On Mon, 20 Jul 2020 17:22:49 -0400
Willem de Bruijn <[email protected]> wrote:

> On Mon, Jul 20, 2020 at 4:57 PM Stephen Hemminger
> <[email protected]> wrote:
> >
> > On Mon, 20 Jul 2020 09:52:27 -0400
> > Willem de Bruijn <[email protected]> wrote:
> >
> > > On Mon, Jul 20, 2020 at 12:27 AM Sriram Krishnan (srirakr2)
> > > <[email protected]> wrote:
> > > >
> > > > +Stephen Hemminger
> > > >
> > > > Hi Willem,
> > > > Thanks for looking into the code, I understand that this is more of a generic problem wherein many of the filtering functions assume the vlan tag to be in the skb rather than in the packet. Hence we moved the fix from the driver to the common AF packet that our solution uses.
> > > >
> > > > I recall from the v1 of the patch you had mentioned other common areas where this fix might be relevant (such as tap/tun), but I'm afraid I cant comprehensively test those patches out. Please let me know your thoughts
> > >
> > > Please use plain text to respond. HTML replies do not reach the list.
> > >
> > > Can you be more precise in which other code besides the hyper-v driver
> > > is affected? Do you have an example?
> > >
> > > This is a resubmit of the original patch. My previous
> > > questions/concerns remain valid:
> > >
> > > - if the function can now fail, all callers must be updated to detect
> > > and handle that
> > >
> > > - any solution should probably address all inputs into the tx path:
> > > packet sockets, tuntap, virtio-net
> > >
> > > - this only addresses packet sockets with ETH_P_ALL/ETH_P_NONE. Not
> > > sockets that set ETH_P_8021Q
> > >
> > > - which code in the transmit stack requires the tag to be in the skb,
> > > and does this problem after this patch still persist for Q-in-Q?
> >
> > It matters because the problem is generic, not just to the netvsc driver.
> > For example, BPF programs and netfilter rules will see different packets
> > when send is through AF_PACKET than they would see for sends from the
> > kernel stack.
> >
> > Presenting uniform data to the lower layers makes sense.
>
> Are all forwarded and locally generated packets guaranteed to always
> have VLAN information in the tag (so that this is indeed only an issue
> with input from userspace, through tuntap, virtio and packet sockets)?
>
> I guess the first might be assured due to this in __netif_receive_skb_core:
>
> if (skb->protocol == cpu_to_be16(ETH_P_8021Q) ||
> skb->protocol == cpu_to_be16(ETH_P_8021AD)) {
> skb = skb_vlan_untag(skb);
> if (unlikely(!skb))
> goto out;
> }
>
> and the second by this in vlan_dev_hard_start_xmit:
>
> if (veth->h_vlan_proto != vlan->vlan_proto ||
> vlan->flags & VLAN_FLAG_REORDER_HDR) {
> u16 vlan_tci;
> vlan_tci = vlan->vlan_id;
> vlan_tci |= vlan_dev_get_egress_qos_mask(dev, skb->priority);
> __vlan_hwaccel_put_tag(skb, vlan->vlan_proto, vlan_tci);
> }
>
> But I don't know this code very well, so that is based on a very
> cursory glance only.

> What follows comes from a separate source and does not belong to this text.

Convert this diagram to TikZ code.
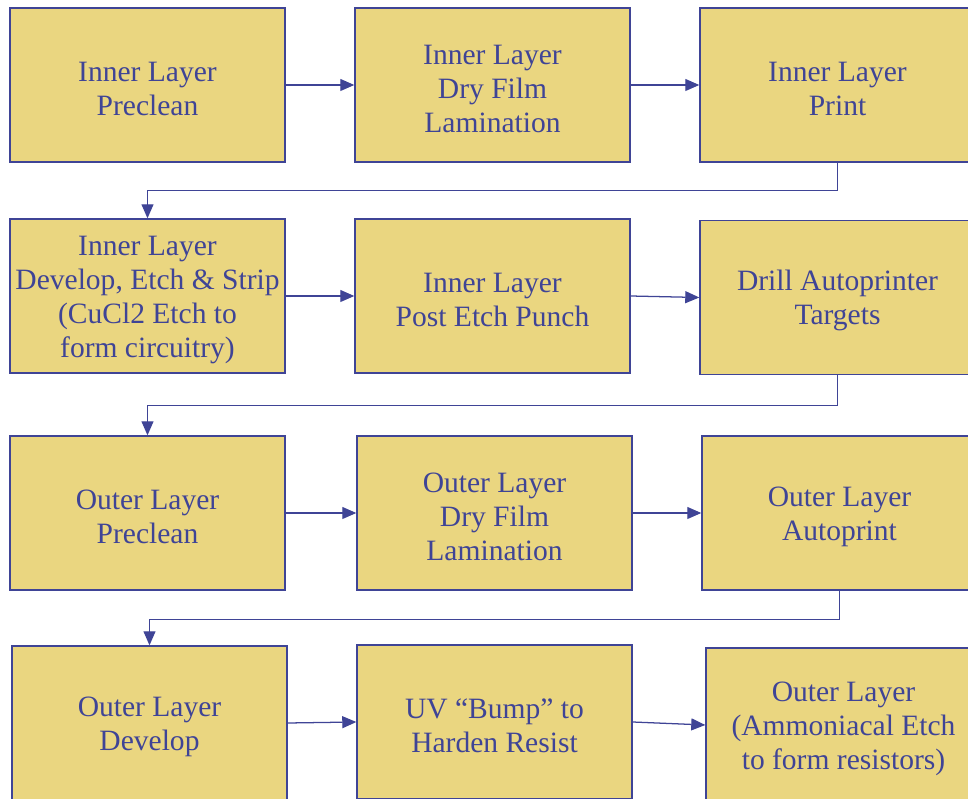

Might well be missing other paths. (update: I
> think pktgen is another example.)
>
> Netfilter and BPF still need to handle tags in the packet for Q-in-Q,
> right? So does this actually simplify their logic?
>
> If the above holds and Q-in-Q is not a problem, then doing the same on
> ingress from userspace may make sense. I don't know the kind of BPF
> or netfilter programs what would be affected, and how.
>
> Then it would be good to all those inputs at once to really plug the hole.
> See also virtio_net_hdr_to_skb for another example of code that
> applies to all of tuntap, virtio, pf_packet and uml.


Older versions of Linux used to handle outer VLAN differentl
based on what the driver supported. It was a mess.
Some drivers and code paths would strip and put in meta-data, some
would leave it in skb data. But in recent (like 5 yrs), the kernel
has tried to be more uniform and only have vlan as skb tag.
It looks like AF_PACKET was overlooked at that time.

2020-07-20 23:38:01

by David Miller

[permalink] [raw]
Subject: Re: [PATCH v2] AF_PACKET doesnt strip VLAN information

From: Stephen Hemminger <[email protected]>
Date: Mon, 20 Jul 2020 13:56:50 -0700

> It matters because the problem is generic, not just to the netvsc driver.
> For example, BPF programs and netfilter rules will see different packets
> when send is through AF_PACKET than they would see for sends from the
> kernel stack.
>
> Presenting uniform data to the lower layers makes sense.

The issue here is that for hyperv, vlan offloading is not a "may" but
a "must" and I've never understood it to have that meaning.

And I still haven't heard what is going to happen in Q-in-Q situations
even with the ugly hyperv driver hack that is currently under review.